I've already begun to do the breathing exercises and, yes, I can feel the difference. I've shared them with my son, who seems intrigued.
Think of it this way, we're forging a new trail on our mind's ski slope. Would love to hear about your journeys, your new pathways. How do you cope? What is your saving grace to keep you calm?
It's a journey we're on together.
Posted by Joan Chrissos at 11:32 AM on September 4, 2008 in Emotional Health & Relationships | Permalink


I read Mr Roger's Mindful Parenting 3 or 4 years ago, and have found the concept sound, and the results tangible. Mind you, I VERY easily 'backslide' into the well-worn ski slope (probably more often than not) but try to be mindful of being mindful (if that's not too annoying a catchphrase), and often manage to bring myself back to a more centered place.
Scott's verses are beautiful as poetry, although personally, they haven't been for me the most useful 'key' to getting to my happy place. Breathing (which i also do with my daughter) is more effective strategy for me.
Posted by: Neil Stollman | September 10, 2008 at 03:52 PM
To me, the idea of mindfulness has to do with living in the present moment and evaluating all that is around you in the present- versus letting past or imagined information contaminate what is happening at the time. It is then more likely that your response (say if we're talking about screaming at the kids to get ready for school versus calmly and firmly telling them to get ready) will be more commensurate with the situation. This is a concept i have taken away from my numerous conversations with Scott as he has taught me about mindfulness. And as I understand it, mindfulness can be a powerful tool to combat against knee-jerk temper flares and neurotic reactions to life situations. Scott has added new dimension to my practice by teaching me about mindfulness and for that, I am grateful.
Posted by: Laura Grashow-Rywell, Psy.D. | September 10, 2008 at 08:39 PM
I really appreciate Scott sharing his concepts in his book, podcast, and periodic emails. It helps remind me to find that centered place and remember to be close to my children instead of a million miles away even when they are right next to me. I am so glad Scott is sharing the concepts in more places and that more people are being exposed to them.

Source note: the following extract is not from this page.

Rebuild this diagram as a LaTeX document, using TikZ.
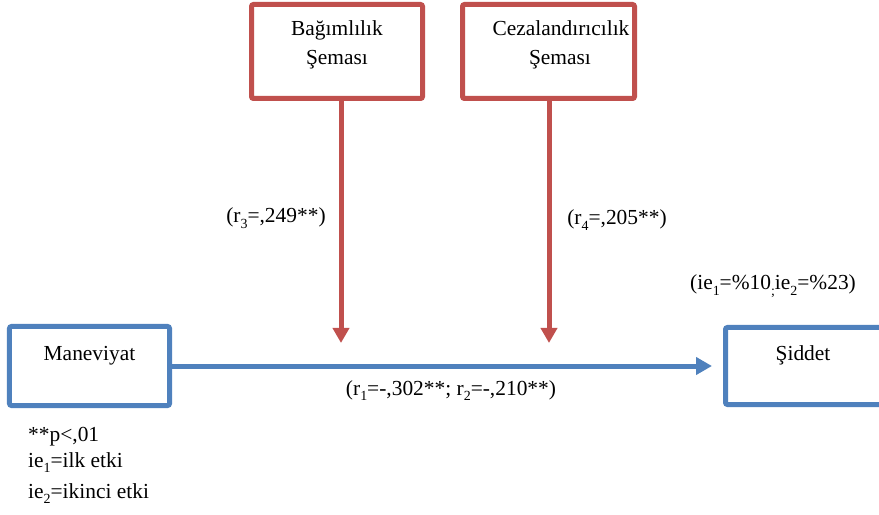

Posted by: Jennifer Gardner | September 12, 2008 at 11:54 AM
I think Scott Rogers is a mindful author -- he is mindful of his audience and their need for clear writing, metaphors that make sense, and occasional humor. Mr. Rogers' perspective has helped me on this greatest of all challenges --raising children in a busy world. I have heard that we do not remember days, but moments. This Mindful Parenting book has helped me create and capture more of those moments.